Kalikasan writ eyed against Manila Bay white sand project
MANILA, Philippines — The Department of Environment and Natural Resources (DENR) claims that the “white sand” being poured to create a beach on a stretch of Manila Bay’s rocky shore poses no harm to the bay’s ecosystem, but independent safety reports by foreign contractors point out that dolomite — the rock pulverized to produce the false white sand — can cause respiratory ailments and is a potential carcinogen.
In an interview with the Inquirer on Sunday, maritime affairs expert and University of the Philippines law professor Jay Batongbacal said the reports from US contractors about the potential harm the dolomite being poured on a 500-meter stretch of Manila Bay’s shore could be ground for filing a petition for a writ of kalikasan, a legal remedy to halt projects potentially damaging to the environment.
In its safety data report submitted in 2012, Texas distributor and builder Lehigh Hanson Inc. warned that dolomite could cause skin and eye irritation, as well as cancer and damage to the lungs through prolonged or repeated exposure.
Another company, Lhoist North America, warned in its own safety data report submitted in 2018 that dolomite contains crystalline silica, classified as a potential carcinogen when inhaled by humans.
“Inhalation of silica can also cause a chronic lung disorder, silicosis,” Lhoist said in its report.
If true, Batongbacal said, it is possible for opponents of the DENR project “to secure from the courts a writ of kalikasan and injunction against the project, given the potential harm of dumping tons of potentially toxic particulates along a densely populated area.”
“This is why any agency should have conducted a thorough assessment of a project first,” Batongbacal said. “The DENR definitely violated several laws. Even something as basic as a consultation with the local government[s] was not done.”
Earlier, Manila Mayor Francisco “Isko Moreno” Domagoso expressed support for the project intended to beautify the beachless shore of Manila Bay.
It is part of the P397.9-million Manila Bay rehabilitation program launched by Environment Secretary Roy Cimatu in January last year, and is expected to be finished by Sept. 19.

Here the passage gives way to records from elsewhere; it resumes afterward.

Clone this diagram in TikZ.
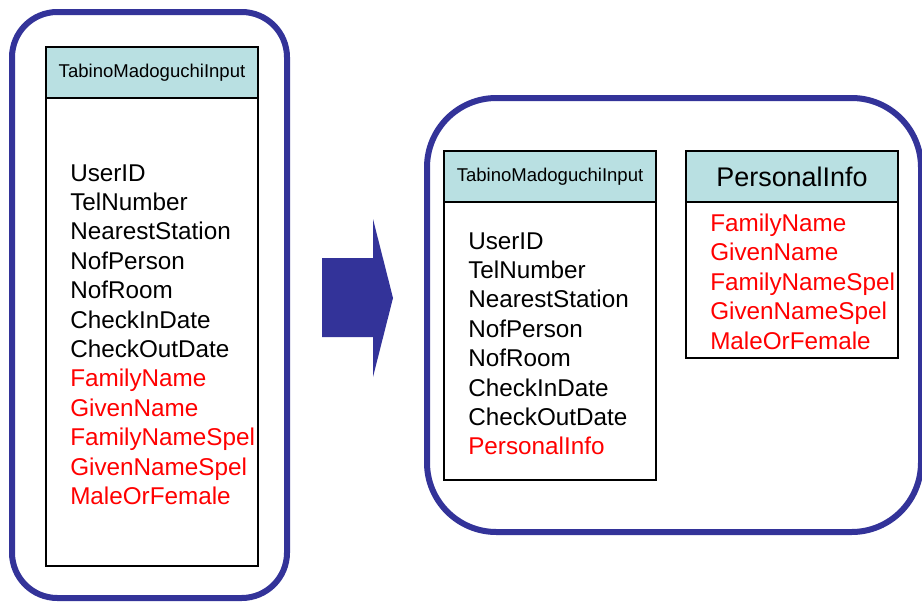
\documentclass[tikz,border=0pt]{standalone}
\usepackage{fontspec}
\setmainfont{Liberation Sans}
\usepackage{tikz}
\usetikzlibrary{positioning}
\usepackage{xcolor}
\definecolor{frameblue}{RGB}{51,51,153}
\definecolor{headteal}{RGB}{185,224,226}

\begin{document}
\begin{tikzpicture}[
    x=0.75pt, y=-0.75pt,
    frame/.style={draw=frameblue, line width=4.5pt},
    head/.style={rectangle, draw, line width=1.4pt, fill=headteal, inner sep=0pt,
    outer sep=0pt, minimum width=159pt, minimum height=38.25pt},
    body/.style={rectangle, draw, line width=1.4pt, inner sep=0pt, outer sep=0pt,
    minimum width=159pt},
    field/.style={anchor=base west, inner sep=0pt, font=\fontsize{18.2}{22}\selectfont},
]
\useasboundingbox (0,0) rectangle (922,603);
\clip (0,0) rectangle (922,603);

% before
\draw[frame, rounded corners=34pt] (12,12) rectangle (287,598);
\node[head, anchor=north west, font=\fontsize{13.9}{16}\selectfont] (oldhead) at (46,47) {TabinoMadoguchiInput};
\node[body, minimum height=351pt, below=0pt of oldhead] (oldbody) {};
\foreach \f/\c [count=\i from 0] in {UserID/black, TelNumber/black, NearestStation/black,
    NofPerson/black, NofRoom/black, CheckInDate/black, CheckOutDate/black,
    FamilyName/red, GivenName/red, FamilyNameSpel/red, GivenNameSpel/red, MaleOrFemale/red}
    \node[field, text=\c] (oldf\i) at (70, 181+29.4*\i) {\f};

% shift
\fill[frameblue] (322,258) -- (373,258) -- (373,219) -- (393,298) -- (373,377)
    -- (373,337) -- (322,337) -- cycle;

% after
\draw[frame, rounded corners=52pt] (427,98) rectangle (921,532);
\node[head, anchor=north west, font=\fontsize{13.9}{16}\selectfont] (newhead) at (444,151) {TabinoMadoguchiInput};
\node[body, minimum height=208.5pt, below=0pt of newhead] (newbody) {};
\foreach \f/\c [count=\i from 0] in {UserID/black, TelNumber/black, NearestStation/black,
    NofPerson/black, NofRoom/black, CheckInDate/black, CheckOutDate/black,
    PersonalInfo/red}
    \node[field, text=\c] (newf\i) at (468, 249+29.4*\i) {\f};

\node[head, anchor=north west, font=\fontsize{20.2}{24}\selectfont] (infohead) at (686,151) {PersonalInfo};
\node[body, minimum height=117pt, below=0pt of infohead] (infobody) {};
\foreach \f [count=\i from 0] in {FamilyName, GivenName, FamilyNameSpel, GivenNameSpel, MaleOrFemale}
    \node[field, text=red] (infof\i) at (710, 231+29.5*\i) {\f};

\end{tikzpicture}
\end{document}
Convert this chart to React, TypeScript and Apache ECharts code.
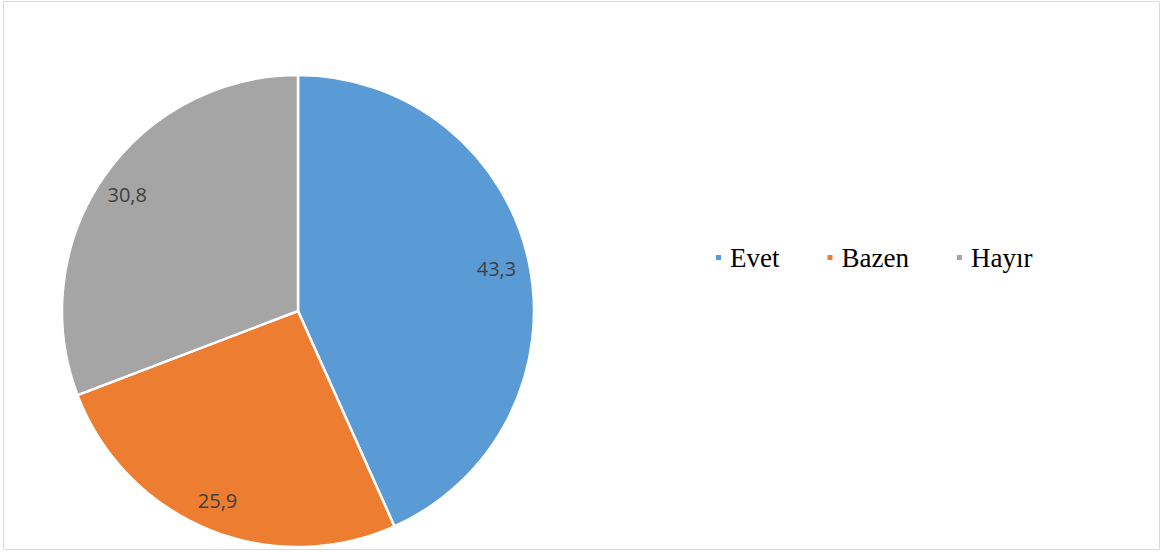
import React, { useEffect, useRef } from "react";
import * as echarts from "echarts";

const categories = ["Evet", "Bazen", "Hayır"];
const values = [43.3, 25.9, 30.8];
const colors = ["#5B9BD5", "#ED7D31", "#A5A5A5"];

export default function App() {
  const ref = useRef<HTMLDivElement>(null);
  useEffect(() => {
    if (!ref.current) return;
    const chart = echarts.init(ref.current, null, { renderer: "svg" });
    const data = categories.map((name, i) => ({
      name,
      value: values[i],
      itemStyle: { color: colors[i] },
    }));
    chart.setOption({
      animation: false,
      backgroundColor: "#ffffff",
      graphic: [
        {
          type: "rect",
          shape: { x: 3.5, y: 1.5, width: 1156, height: 548 },
          style: { fill: "none", stroke: "#D9D9D9", lineWidth: 1 },
          silent: true,
        },
      ],
      legend: {
        data: categories,
        left: 709,
        top: 239,
        orient: "horizontal",
        icon: "rect",
        itemWidth: 7,
        itemHeight: 7,
        itemGap: 46,
        textStyle: {
          fontFamily: "Liberation Serif",
          fontSize: 27,
          color: "#000000",
          padding: [0, 0, 0, 3],
        },
      },
      series: [
        {
          type: "pie",
          center: [298, 311],
          radius: 236,
          startAngle: 90,
          clockwise: true,
          data,
          label: { show: false },
          labelLine: { show: false },
          itemStyle: { borderColor: "#ffffff", borderWidth: 2.5 },
          emphasis: { disabled: true },
          silent: true,
        },
        {
          type: "pie",
          center: [296, 311],
          radius: [192, 212],
          startAngle: 90,
          clockwise: true,
          data: categories.map((name, i) => ({ name, value: values[i] })),
          itemStyle: { color: "transparent", borderWidth: 0 },
          label: {
            show: true,
            position: "inside",
            formatter: (p: any) => String(p.value).replace(".", ","),
            fontFamily: "Open Sans",
            fontSize: 20,
            color: "#404040",
          },
          labelLine: { show: false },
          emphasis: { disabled: true },
          silent: true,
          legendHoverLink: false,
        },
      ],
    });
    return () => chart.dispose();
  }, []);
  return (
    <div
      ref={ref}
      style={{ position: "fixed", left: 0, top: 0, width: 1162, height: 552 }}
    />
  );
}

Taken from CebuThe dolomite reportedly came from Cebu, alarming local officials, who also complained that it was taken from their province without their knowledge, much less benefit to the locality where it had been extracted.
Waste of money
Environmental and fishermen’s groups oppose the project, saying it would only worsen the degradation of the bay’s environment.
The environmental watchdog Greenpeace Philippines on Thursday said the project was a waste of money because backwash would carry the synthetic sand into the bay, while the fishermen’s group Pamalakaya denounced it as “whitewashing the government’s failure to rehabilitate Manila Bay.”
Another environmental group, Oceana Philippines, said on Sunday that the DENR violated national laws governing ecological and heritage conservation.
Gloria Estenzo-Ramos, president of Oceana, said the DENR did not comply with the mandatory environmental impact assessment study required under Presidential Decree No. 1586 and the Philippine Fisheries Code of 1998.
Both laws require a thorough assessment of possible effects of any project deemed to have an adverse impact on the environment and surrounding communities. These include expansion or rehabilitation of specific areas.
The DENR earlier said it did not have to comply with this requirement, claiming a mere “beach nourishment” need not undergo such an assessment.
“That’s not correct,” Batongbacal said on Sunday. “As long as there is a potential negative effect, there is a need for that. In fact, you can only find out if it has [adverse effects] if you actually comply with the [environmental impact assessment].”
In the 2008 Supreme Court ruling ordering 13 government agencies to clean up and rehabilitate Manila Bay, he said, there was no mention of a “beach nourishment plan.”
“They had all these interventions lined up targeting pollution, enforcement of marine laws on illegal fishing, basically [geared toward] better management of the bay. The beach nourishment plan was not even mentioned in the plan, especially when every activity should be coordinated,” Batongbacal said.
Oceana’s Ramos said the DENR also violated the Wildlife Conservation Act by mining dolomite from Alcoy, Cebu, home to several endemic and protected species.
“Cebu is even one of the 10 provinces considered to be [landslide-prone areas],” she said. “This is why the [environmental impact assessment] is necessary for both [Manila and Cebu].”
Ramos said several environmental groups planned to write a position paper on the matter before going to court.
“A legal remedy is a last resort because it takes so much time. For now, we are hoping they [will] listen to our concerns and answer us with transparency,” she said.
“This is not a rehabilitation but destruction of the environment,” Ramos said. “This is a waste of [taxpayer] money when other agencies cannot find [funds] because of the pandemic. So imagine their nerve to assert that this project was already in the pipeline. So heartless.”